Chapter 2

ARCHEPISCOPAL AND EPISCOPAL RECORDS

The role of the church in our ancestors’ lives up until the nineteenth century is difficult to overestimate and was on a scale unthinkable to most now living in more secular times. Much of this power in educational and legal affairs was transferred to the state in the nineteenth century. We shall examine the higher echelons of the church in this chapter; the lower levels will be dealt with in the next.

With the reintroduction of Christianity to England in 597, the Church established itself slowly across the country. England was divided into two provinces with a total of seventeen dioceses. These were the province of York with four dioceses, which included the northern counties of Northumberland, Durham, Yorkshire, Cumberland, Westmorland, Lancashire, Cheshire and Nottinghamshire. The larger province, was that of Canterbury, which included the remainder of the country. Each was headed by an archbishop and that of Canterbury was the senior of the two. Neither was head of the church in England; up to the Henrican reformation of the sixteenth century this was the Pope, then the monarch thereafter when church and state fused and changed from Catholic to Protestant.

Beneath the level of the province was the diocese, which was headed by a bishop. Diocese was not the same as county. Thus the diocese of Durham included Northumberland as well as Durham, and the diocese of Carlisle consisted of Cumberland and Westmorland. At the Reformation, six more dioceses were created but one, Westminster, only lasted a few years; a more permanent one was Chester, created in 1542 out of part of the diocese of Lichfield and it included Lancashire, Cheshire and part of Westmorland. Dioceses varied considerably in size and income. Durham was one of the richest in the eighteenth century, Carlisle and Rochester two of the poorest. Archbishops and bishops sat in the House of Lords and were important territorial and political figures with access to the monarch, as well as being key figures in the ecclesiastical world. They were appointed by the monarch, though the government took an increasing interest especially from the eighteenth century.

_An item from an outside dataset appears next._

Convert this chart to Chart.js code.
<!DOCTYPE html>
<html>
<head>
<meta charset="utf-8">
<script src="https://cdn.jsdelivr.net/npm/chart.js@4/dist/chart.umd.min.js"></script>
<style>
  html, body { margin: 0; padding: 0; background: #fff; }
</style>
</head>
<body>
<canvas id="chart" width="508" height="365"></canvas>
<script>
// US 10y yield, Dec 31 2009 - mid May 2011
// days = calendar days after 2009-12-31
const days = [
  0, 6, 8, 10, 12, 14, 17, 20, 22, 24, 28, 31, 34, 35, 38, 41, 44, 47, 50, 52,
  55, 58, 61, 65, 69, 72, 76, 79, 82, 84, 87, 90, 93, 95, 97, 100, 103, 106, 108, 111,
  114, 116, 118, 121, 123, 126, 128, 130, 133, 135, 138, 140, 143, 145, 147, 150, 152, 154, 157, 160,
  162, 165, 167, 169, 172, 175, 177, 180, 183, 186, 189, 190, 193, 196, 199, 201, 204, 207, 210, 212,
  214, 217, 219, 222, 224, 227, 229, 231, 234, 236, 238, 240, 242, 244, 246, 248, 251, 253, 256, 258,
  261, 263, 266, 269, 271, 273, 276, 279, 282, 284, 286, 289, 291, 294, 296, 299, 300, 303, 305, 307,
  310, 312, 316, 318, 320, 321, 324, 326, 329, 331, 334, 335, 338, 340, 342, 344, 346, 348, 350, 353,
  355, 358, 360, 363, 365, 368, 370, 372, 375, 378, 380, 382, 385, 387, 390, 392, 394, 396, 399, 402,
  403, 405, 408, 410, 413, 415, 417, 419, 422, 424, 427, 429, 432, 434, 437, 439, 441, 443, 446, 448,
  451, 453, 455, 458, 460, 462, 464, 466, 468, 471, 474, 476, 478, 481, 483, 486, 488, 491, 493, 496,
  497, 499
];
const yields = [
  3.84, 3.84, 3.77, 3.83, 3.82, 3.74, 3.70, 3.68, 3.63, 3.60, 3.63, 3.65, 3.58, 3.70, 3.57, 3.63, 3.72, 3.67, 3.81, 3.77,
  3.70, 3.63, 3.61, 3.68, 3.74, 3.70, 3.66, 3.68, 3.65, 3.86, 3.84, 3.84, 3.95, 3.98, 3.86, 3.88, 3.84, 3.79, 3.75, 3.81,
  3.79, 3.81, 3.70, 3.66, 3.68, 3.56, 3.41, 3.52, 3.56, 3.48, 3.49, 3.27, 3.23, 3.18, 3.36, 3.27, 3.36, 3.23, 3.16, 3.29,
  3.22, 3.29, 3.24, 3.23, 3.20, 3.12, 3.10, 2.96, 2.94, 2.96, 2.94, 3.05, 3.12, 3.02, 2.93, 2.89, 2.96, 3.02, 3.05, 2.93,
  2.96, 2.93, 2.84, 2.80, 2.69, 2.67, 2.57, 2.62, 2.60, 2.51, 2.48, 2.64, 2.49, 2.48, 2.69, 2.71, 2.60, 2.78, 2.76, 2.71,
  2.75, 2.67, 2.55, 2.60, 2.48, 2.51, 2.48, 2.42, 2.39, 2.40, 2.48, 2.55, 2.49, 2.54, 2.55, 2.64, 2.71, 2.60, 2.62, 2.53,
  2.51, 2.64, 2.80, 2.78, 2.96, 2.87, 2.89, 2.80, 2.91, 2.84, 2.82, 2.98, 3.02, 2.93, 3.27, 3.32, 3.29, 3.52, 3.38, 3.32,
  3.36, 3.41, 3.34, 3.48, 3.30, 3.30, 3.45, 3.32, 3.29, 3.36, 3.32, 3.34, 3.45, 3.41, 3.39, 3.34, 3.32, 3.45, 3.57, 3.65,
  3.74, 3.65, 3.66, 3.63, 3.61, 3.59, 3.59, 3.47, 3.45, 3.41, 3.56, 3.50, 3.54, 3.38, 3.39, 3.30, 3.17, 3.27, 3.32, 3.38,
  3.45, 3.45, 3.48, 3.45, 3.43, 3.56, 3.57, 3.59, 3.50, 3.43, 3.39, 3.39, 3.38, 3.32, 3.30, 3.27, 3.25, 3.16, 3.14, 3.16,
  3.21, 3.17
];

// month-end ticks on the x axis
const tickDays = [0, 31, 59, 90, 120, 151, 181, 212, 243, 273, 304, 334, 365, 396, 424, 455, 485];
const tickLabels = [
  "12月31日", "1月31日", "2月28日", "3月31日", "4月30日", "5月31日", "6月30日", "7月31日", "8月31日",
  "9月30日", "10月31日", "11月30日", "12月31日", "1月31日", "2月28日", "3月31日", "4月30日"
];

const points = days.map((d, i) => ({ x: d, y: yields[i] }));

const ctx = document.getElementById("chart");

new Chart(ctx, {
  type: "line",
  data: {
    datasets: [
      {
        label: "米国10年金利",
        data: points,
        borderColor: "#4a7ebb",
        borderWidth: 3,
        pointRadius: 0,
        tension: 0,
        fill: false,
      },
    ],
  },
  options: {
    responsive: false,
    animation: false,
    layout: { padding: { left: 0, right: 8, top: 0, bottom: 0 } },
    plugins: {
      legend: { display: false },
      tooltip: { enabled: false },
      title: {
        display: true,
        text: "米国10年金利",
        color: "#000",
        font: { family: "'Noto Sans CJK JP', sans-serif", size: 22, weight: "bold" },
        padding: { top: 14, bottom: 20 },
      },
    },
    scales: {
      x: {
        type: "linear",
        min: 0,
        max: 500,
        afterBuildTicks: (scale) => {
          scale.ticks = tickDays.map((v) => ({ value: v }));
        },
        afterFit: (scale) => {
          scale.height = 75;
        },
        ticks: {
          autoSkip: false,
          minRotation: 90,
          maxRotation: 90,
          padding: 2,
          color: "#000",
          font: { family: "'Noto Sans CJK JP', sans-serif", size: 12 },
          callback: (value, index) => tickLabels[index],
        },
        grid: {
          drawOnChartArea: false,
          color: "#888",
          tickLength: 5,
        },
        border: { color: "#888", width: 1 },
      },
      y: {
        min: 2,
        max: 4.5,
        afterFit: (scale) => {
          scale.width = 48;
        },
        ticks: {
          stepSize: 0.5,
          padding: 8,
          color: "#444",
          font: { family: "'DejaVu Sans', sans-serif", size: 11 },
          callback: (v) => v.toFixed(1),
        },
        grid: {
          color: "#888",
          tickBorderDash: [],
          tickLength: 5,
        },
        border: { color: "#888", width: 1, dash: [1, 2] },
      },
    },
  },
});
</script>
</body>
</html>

The next tier of administration was the archdeaconry; there were a number of these in each diocese, totalling fifty-eight in the country in the Middle Ages, and this number varied enormously with Lincoln possessing eight, York five and Carlisle one. Archdeacons had to inspect the parishes in order to ensure that they were well run. Provinces, dioceses and archdeaconries all ran their own religious courts. The lowest level was the parish.